(Items from a dataset)
# # # # # # #

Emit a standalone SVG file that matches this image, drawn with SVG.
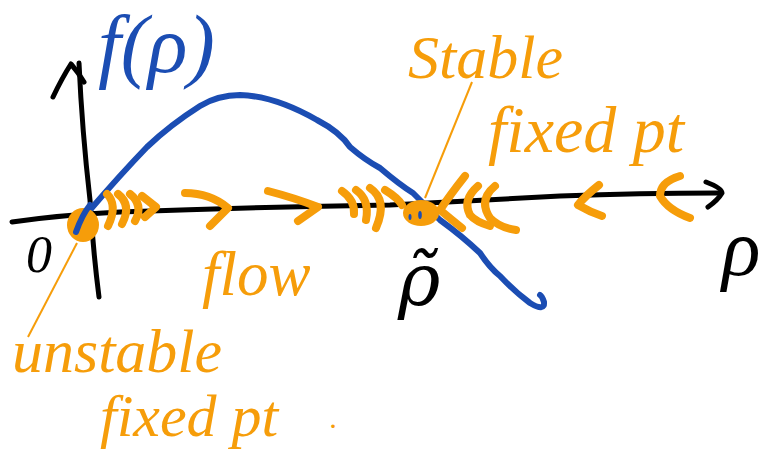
<svg xmlns="http://www.w3.org/2000/svg" width="778" height="453" viewBox="0 0 778 453">
<style>
.ink{fill:none;stroke-linecap:round;stroke-linejoin:round}
.blk{stroke:#000;stroke-width:5}
.blu{stroke:#1B4DB3;stroke-width:6}
.org{stroke:#F69D0A;stroke-width:8}
.lead{stroke:#F69D0A;stroke-width:2;fill:none}
.hand{font-family:"Liberation Serif",serif;font-style:italic}
.to{fill:#F69D0A}
.tb{fill:#1B4DB3}
.tk{fill:#000}
</style>
<rect width="778" height="453" fill="#fff"/>
<g id="axes">
<path class="ink blk" d="M12,222 Q60,215 120,212 Q260,207 390,205 Q480,200 560,196 Q640,193 718,193"/>
<path class="ink blk" d="M706,182 Q722,188 722,193 Q718,200 708,207"/>
<path class="ink blk" d="M99,297 Q93,250 90,200 Q82,130 79,63"/>
<path class="ink blk" d="M53,97 Q62,78 71,64 Q78,72 84,82"/>
</g>
<g id="curve">
<path class="ink blu" d="M90,210 Q120,175 147,147 Q170,125 200,106 Q218,95 240,95 Q275,96 317,120 Q340,132 350,147 Q365,160 380,168 Q400,185 413,193 Q428,208 440,220 Q462,236 480,253 Q490,268 500,276 Q515,292 530,303 Q545,312 544,302 Q542,296 540,295"/>
</g>
<g id="flow-arrows">
<path class="ink org" d="M107,194 Q118,205 108,226"/>
<path class="ink org" d="M118,194 Q132,205 122,224"/>
<path class="ink org" d="M130,194 Q144,205 135,221"/>
<path class="ink org" d="M142,196 L156,207 L145,217"/>
<path class="ink org" d="M185,193 Q210,193 228,208 L210,226"/>
<path class="ink org" d="M268,191 Q295,198 318,207 L298,221"/>
<path class="ink org" d="M342,191 Q355,200 354,214"/>
<path class="ink org" d="M356,190 Q370,200 366,220"/>
<path class="ink org" d="M370,188 Q388,200 376,228"/>
<path class="ink org" d="M385,190 Q398,198 402,205"/>
<path class="ink org" d="M465,176 Q450,195 440,210 Q452,220 462,228"/>
<path class="ink org" d="M478,186 Q462,200 470,215 Q476,222 490,226"/>
<path class="ink org" d="M495,186 Q478,200 490,218 Q500,228 516,230"/>
<path class="ink org" d="M599,185 Q585,196 578,205 Q590,212 602,216"/>
<path class="ink org" d="M680,176 Q660,182 660,196 Q668,210 690,218"/>
</g>
<g id="fixed-points">
<ellipse cx="83" cy="225" rx="16" ry="17" fill="#F69D0A"/>
<path class="ink blu" d="M76,232 Q82,215 90,205" stroke-width="3"/>
<ellipse cx="421" cy="213" rx="18" ry="13" fill="#F69D0A"/>
<ellipse cx="420" cy="215" rx="1.8" ry="4" fill="#1B4DB3"/>
<ellipse cx="410" cy="217" rx="1.5" ry="3" fill="#1B4DB3"/>
</g>
<g id="connectors">
<path class="lead" d="M77,243 L28,337"/>
<path class="lead" d="M425,198 L472,82"/>
</g>
<g id="labels">
<text class="hand tb" x="98" y="72" font-size="82">f(ρ)</text>
<text class="hand tk" x="26" y="272" font-size="52">0</text>
<text x="398" y="305" font-size="72" font-family="'DejaVu Serif',serif" font-style="italic" fill="#000">ρ̃</text>
<text class="hand tk" x="722" y="275" font-size="80">ρ</text>
<text class="hand to" x="408" y="78" font-size="62">Stable</text>
<text class="hand to" x="488" y="152" font-size="66">fixed pt</text>
<text class="hand to" x="202" y="295" font-size="63">flow</text>
<text class="hand to" x="12" y="372" font-size="62">unstable</text>
<text class="hand to" x="100" y="436" font-size="60">fixed pt</text>
<text class="hand to" x="330" y="428" font-size="30">.</text>
</g>
</svg>
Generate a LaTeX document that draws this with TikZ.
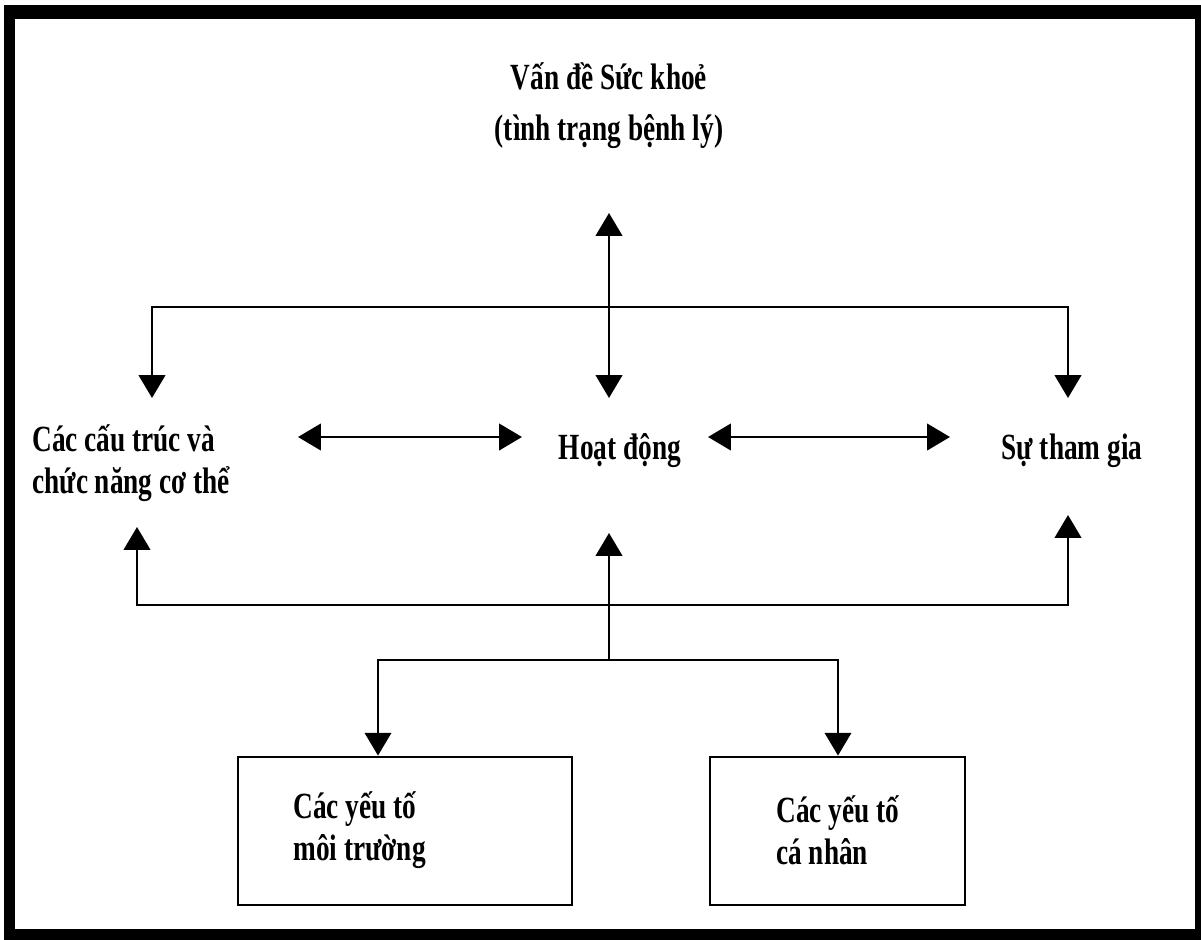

# # # # # # #

Exercise description »
Do not include the images; transcribe the rest of the listing exactly.

Result below »
Emit a standalone SVG file that matches this image, drawn with SVG.
<svg xmlns="http://www.w3.org/2000/svg" width="778" height="453" viewBox="0 0 778 453">
<style>
.ink{fill:none;stroke-linecap:round;stroke-linejoin:round}
.blk{stroke:#000;stroke-width:5}
.blu{stroke:#1B4DB3;stroke-width:6}
.org{stroke:#F69D0A;stroke-width:8}
.lead{stroke:#F69D0A;stroke-width:2;fill:none}
.hand{font-family:"Liberation Serif",serif;font-style:italic}
.to{fill:#F69D0A}
.tb{fill:#1B4DB3}
.tk{fill:#000}
</style>
<rect width="778" height="453" fill="#fff"/>
<g id="axes">
<path class="ink blk" d="M12,222 Q60,215 120,212 Q260,207 390,205 Q480,200 560,196 Q640,193 718,193"/>
<path class="ink blk" d="M706,182 Q722,188 722,193 Q718,200 708,207"/>
<path class="ink blk" d="M99,297 Q93,250 90,200 Q82,130 79,63"/>
<path class="ink blk" d="M53,97 Q62,78 71,64 Q78,72 84,82"/>
</g>
<g id="curve">
<path class="ink blu" d="M90,210 Q120,175 147,147 Q170,125 200,106 Q218,95 240,95 Q275,96 317,120 Q340,132 350,147 Q365,160 380,168 Q400,185 413,193 Q428,208 440,220 Q462,236 480,253 Q490,268 500,276 Q515,292 530,303 Q545,312 544,302 Q542,296 540,295"/>
</g>
<g id="flow-arrows">
<path class="ink org" d="M107,194 Q118,205 108,226"/>
<path class="ink org" d="M118,194 Q132,205 122,224"/>
<path class="ink org" d="M130,194 Q144,205 135,221"/>
<path class="ink org" d="M142,196 L156,207 L145,217"/>
<path class="ink org" d="M185,193 Q210,193 228,208 L210,226"/>
<path class="ink org" d="M268,191 Q295,198 318,207 L298,221"/>
<path class="ink org" d="M342,191 Q355,200 354,214"/>
<path class="ink org" d="M356,190 Q370,200 366,220"/>
<path class="ink org" d="M370,188 Q388,200 376,228"/>
<path class="ink org" d="M385,190 Q398,198 402,205"/>
<path class="ink org" d="M465,176 Q450,195 440,210 Q452,220 462,228"/>
<path class="ink org" d="M478,186 Q462,200 470,215 Q476,222 490,226"/>
<path class="ink org" d="M495,186 Q478,200 490,218 Q500,228 516,230"/>
<path class="ink org" d="M599,185 Q585,196 578,205 Q590,212 602,216"/>
<path class="ink org" d="M680,176 Q660,182 660,196 Q668,210 690,218"/>
</g>
<g id="fixed-points">
<ellipse cx="83" cy="225" rx="16" ry="17" fill="#F69D0A"/>
<path class="ink blu" d="M76,232 Q82,215 90,205" stroke-width="3"/>
<ellipse cx="421" cy="213" rx="18" ry="13" fill="#F69D0A"/>
<ellipse cx="420" cy="215" rx="1.8" ry="4" fill="#1B4DB3"/>
<ellipse cx="410" cy="217" rx="1.5" ry="3" fill="#1B4DB3"/>
</g>
<g id="connectors">
<path class="lead" d="M77,243 L28,337"/>
<path class="lead" d="M425,198 L472,82"/>
</g>
<g id="labels">
<text class="hand tb" x="98" y="72" font-size="82">f(ρ)</text>
<text class="hand tk" x="26" y="272" font-size="52">0</text>
<text x="398" y="305" font-size="72" font-family="'DejaVu Serif',serif" font-style="italic" fill="#000">ρ̃</text>
<text class="hand tk" x="722" y="275" font-size="80">ρ</text>
<text class="hand to" x="408" y="78" font-size="62">Stable</text>
<text class="hand to" x="488" y="152" font-size="66">fixed pt</text>
<text class="hand to" x="202" y="295" font-size="63">flow</text>
<text class="hand to" x="12" y="372" font-size="62">unstable</text>
<text class="hand to" x="100" y="436" font-size="60">fixed pt</text>
<text class="hand to" x="330" y="428" font-size="30">.</text>
</g>
</svg>
Generate a LaTeX document that draws this with TikZ.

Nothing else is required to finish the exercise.